Task prompt
Write out, word for word, the first line of the data below and every line after it through the one containing "rate by year</text>".

Provided data
* Start *

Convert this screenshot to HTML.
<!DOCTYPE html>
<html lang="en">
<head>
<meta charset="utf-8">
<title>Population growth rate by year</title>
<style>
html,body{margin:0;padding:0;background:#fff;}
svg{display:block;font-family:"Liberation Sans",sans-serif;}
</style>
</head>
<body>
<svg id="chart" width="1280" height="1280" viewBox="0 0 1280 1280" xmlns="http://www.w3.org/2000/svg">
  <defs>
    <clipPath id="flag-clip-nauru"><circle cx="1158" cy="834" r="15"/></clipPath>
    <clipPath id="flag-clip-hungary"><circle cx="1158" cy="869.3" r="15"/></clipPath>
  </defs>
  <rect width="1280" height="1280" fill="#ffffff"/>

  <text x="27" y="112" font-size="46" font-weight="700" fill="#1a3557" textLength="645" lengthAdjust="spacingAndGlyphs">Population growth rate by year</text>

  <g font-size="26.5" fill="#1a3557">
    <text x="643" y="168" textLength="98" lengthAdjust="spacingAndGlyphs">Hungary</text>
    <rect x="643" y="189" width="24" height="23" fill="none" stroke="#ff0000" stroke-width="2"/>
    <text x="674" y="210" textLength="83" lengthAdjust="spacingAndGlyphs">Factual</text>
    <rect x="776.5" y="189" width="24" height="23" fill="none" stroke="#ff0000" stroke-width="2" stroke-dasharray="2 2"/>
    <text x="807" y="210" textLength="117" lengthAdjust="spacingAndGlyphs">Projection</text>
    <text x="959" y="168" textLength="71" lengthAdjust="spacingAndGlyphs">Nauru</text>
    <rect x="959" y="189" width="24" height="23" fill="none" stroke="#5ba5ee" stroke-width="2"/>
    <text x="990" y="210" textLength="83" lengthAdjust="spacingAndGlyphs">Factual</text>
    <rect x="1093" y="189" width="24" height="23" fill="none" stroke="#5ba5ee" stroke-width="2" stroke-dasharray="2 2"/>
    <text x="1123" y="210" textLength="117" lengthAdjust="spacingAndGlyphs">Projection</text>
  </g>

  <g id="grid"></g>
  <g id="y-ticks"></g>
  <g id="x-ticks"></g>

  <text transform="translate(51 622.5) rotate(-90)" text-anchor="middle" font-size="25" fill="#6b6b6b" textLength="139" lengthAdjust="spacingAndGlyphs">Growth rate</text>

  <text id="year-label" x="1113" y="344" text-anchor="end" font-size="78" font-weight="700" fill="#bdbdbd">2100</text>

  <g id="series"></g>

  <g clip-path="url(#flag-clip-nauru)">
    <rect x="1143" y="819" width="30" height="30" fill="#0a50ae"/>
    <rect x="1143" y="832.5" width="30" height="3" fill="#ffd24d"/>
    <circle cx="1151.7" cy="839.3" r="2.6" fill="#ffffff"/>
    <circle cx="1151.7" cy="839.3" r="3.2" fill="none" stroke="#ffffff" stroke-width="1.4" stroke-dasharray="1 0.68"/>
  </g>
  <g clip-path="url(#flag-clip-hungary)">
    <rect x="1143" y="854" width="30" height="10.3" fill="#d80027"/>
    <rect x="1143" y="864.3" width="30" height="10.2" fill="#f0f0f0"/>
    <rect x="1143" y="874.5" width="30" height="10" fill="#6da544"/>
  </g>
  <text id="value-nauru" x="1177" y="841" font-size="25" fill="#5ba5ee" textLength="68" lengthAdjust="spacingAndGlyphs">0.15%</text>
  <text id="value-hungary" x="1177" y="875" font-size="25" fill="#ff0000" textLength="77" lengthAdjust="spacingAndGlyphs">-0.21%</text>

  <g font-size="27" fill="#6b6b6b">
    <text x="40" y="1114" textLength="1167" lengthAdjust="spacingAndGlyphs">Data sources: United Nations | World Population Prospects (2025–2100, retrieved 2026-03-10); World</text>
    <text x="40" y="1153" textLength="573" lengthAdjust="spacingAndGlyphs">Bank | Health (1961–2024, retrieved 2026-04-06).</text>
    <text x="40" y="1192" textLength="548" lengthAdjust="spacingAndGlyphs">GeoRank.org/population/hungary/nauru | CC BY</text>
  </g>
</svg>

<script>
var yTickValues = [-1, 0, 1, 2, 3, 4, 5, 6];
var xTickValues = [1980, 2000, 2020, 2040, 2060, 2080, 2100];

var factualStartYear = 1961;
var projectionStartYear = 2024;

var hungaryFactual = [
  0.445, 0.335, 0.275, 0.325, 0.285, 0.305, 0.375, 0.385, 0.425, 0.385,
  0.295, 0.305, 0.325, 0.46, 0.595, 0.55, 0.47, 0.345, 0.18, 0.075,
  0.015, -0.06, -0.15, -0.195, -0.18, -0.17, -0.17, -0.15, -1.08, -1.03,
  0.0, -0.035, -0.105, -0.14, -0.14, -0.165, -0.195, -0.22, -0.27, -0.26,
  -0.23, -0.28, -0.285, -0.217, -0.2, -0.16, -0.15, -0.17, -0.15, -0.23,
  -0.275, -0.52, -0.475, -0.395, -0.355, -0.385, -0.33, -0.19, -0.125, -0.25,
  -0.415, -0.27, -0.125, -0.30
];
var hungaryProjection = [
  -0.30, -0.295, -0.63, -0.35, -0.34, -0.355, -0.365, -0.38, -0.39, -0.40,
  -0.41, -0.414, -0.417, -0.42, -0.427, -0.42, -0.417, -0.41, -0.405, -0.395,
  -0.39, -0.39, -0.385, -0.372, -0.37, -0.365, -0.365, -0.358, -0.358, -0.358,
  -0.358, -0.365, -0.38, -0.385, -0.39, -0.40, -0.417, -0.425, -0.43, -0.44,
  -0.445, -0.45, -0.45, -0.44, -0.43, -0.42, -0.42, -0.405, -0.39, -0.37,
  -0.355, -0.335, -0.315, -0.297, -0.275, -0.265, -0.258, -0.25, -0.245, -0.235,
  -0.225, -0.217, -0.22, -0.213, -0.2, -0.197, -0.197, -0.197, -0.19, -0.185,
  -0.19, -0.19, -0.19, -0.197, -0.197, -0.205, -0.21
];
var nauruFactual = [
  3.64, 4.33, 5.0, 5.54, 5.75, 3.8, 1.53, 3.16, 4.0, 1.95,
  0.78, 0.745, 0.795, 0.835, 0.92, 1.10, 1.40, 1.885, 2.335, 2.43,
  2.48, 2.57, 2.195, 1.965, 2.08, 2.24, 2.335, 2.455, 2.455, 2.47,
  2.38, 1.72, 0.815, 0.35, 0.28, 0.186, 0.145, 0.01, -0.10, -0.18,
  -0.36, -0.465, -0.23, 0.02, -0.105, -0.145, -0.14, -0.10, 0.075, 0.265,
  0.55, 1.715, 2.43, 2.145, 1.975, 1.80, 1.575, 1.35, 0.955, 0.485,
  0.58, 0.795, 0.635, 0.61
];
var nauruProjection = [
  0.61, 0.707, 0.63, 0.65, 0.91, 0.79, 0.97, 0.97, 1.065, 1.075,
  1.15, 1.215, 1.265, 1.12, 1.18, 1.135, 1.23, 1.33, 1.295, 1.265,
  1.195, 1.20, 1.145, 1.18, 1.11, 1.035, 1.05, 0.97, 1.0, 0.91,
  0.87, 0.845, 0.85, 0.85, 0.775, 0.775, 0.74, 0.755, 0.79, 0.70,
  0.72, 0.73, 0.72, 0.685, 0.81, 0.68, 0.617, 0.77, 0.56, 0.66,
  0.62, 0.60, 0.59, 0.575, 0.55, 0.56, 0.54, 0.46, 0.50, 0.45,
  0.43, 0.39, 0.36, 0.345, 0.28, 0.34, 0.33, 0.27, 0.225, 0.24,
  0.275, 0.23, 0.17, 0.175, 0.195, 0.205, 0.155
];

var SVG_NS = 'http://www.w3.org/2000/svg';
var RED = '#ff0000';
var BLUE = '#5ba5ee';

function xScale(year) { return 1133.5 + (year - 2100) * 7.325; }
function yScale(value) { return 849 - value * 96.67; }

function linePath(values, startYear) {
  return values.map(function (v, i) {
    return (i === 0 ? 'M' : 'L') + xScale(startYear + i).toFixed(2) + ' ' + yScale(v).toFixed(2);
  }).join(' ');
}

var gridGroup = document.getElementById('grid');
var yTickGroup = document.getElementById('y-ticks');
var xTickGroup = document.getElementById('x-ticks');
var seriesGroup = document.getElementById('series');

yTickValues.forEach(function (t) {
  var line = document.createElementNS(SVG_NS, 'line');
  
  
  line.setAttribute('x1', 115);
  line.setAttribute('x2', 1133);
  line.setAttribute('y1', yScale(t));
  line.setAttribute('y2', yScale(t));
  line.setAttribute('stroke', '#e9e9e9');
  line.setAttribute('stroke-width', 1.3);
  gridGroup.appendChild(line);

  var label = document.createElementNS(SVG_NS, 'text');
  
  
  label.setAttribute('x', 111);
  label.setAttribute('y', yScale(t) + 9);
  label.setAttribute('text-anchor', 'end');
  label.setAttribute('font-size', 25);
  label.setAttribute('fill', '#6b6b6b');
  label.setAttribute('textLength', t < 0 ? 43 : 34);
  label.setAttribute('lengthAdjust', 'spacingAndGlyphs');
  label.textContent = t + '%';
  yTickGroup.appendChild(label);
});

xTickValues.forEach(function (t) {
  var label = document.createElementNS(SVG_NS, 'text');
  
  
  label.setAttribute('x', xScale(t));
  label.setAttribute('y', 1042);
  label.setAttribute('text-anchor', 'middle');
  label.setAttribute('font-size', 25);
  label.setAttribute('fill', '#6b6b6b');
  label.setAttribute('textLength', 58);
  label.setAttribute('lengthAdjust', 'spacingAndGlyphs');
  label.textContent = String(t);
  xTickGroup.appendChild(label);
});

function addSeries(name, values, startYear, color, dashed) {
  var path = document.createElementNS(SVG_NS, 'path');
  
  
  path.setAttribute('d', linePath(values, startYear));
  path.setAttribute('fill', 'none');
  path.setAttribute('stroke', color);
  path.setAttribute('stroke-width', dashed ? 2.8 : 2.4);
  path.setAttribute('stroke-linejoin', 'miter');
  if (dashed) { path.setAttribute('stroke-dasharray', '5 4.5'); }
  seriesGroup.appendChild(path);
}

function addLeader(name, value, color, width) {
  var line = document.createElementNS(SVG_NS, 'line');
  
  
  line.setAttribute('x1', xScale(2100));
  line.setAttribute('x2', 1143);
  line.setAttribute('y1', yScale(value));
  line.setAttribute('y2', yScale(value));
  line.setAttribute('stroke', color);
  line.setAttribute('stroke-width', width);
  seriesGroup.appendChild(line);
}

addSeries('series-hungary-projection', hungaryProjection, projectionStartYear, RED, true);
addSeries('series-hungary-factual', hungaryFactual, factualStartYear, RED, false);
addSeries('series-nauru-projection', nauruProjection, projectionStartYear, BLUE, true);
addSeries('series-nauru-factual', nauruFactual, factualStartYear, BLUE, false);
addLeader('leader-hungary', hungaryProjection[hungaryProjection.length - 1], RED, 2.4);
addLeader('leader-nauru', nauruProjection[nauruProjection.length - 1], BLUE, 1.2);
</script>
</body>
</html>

* End *

Result of this exercise
Convert this screenshot to HTML.
<!DOCTYPE html>
<html lang="en">
<head>
<meta charset="utf-8">
<title>Population growth rate by year</title>
<style>
html,body{margin:0;padding:0;background:#fff;}
svg{display:block;font-family:"Liberation Sans",sans-serif;}
</style>
</head>
<body>
<svg id="chart" width="1280" height="1280" viewBox="0 0 1280 1280" xmlns="http://www.w3.org/2000/svg">
  <defs>
    <clipPath id="flag-clip-nauru"><circle cx="1158" cy="834" r="15"/></clipPath>
    <clipPath id="flag-clip-hungary"><circle cx="1158" cy="869.3" r="15"/></clipPath>
  </defs>
  <rect width="1280" height="1280" fill="#ffffff"/>

  <text x="27" y="112" font-size="46" font-weight="700" fill="#1a3557" textLength="645" lengthAdjust="spacingAndGlyphs">Population growth rate by year</text>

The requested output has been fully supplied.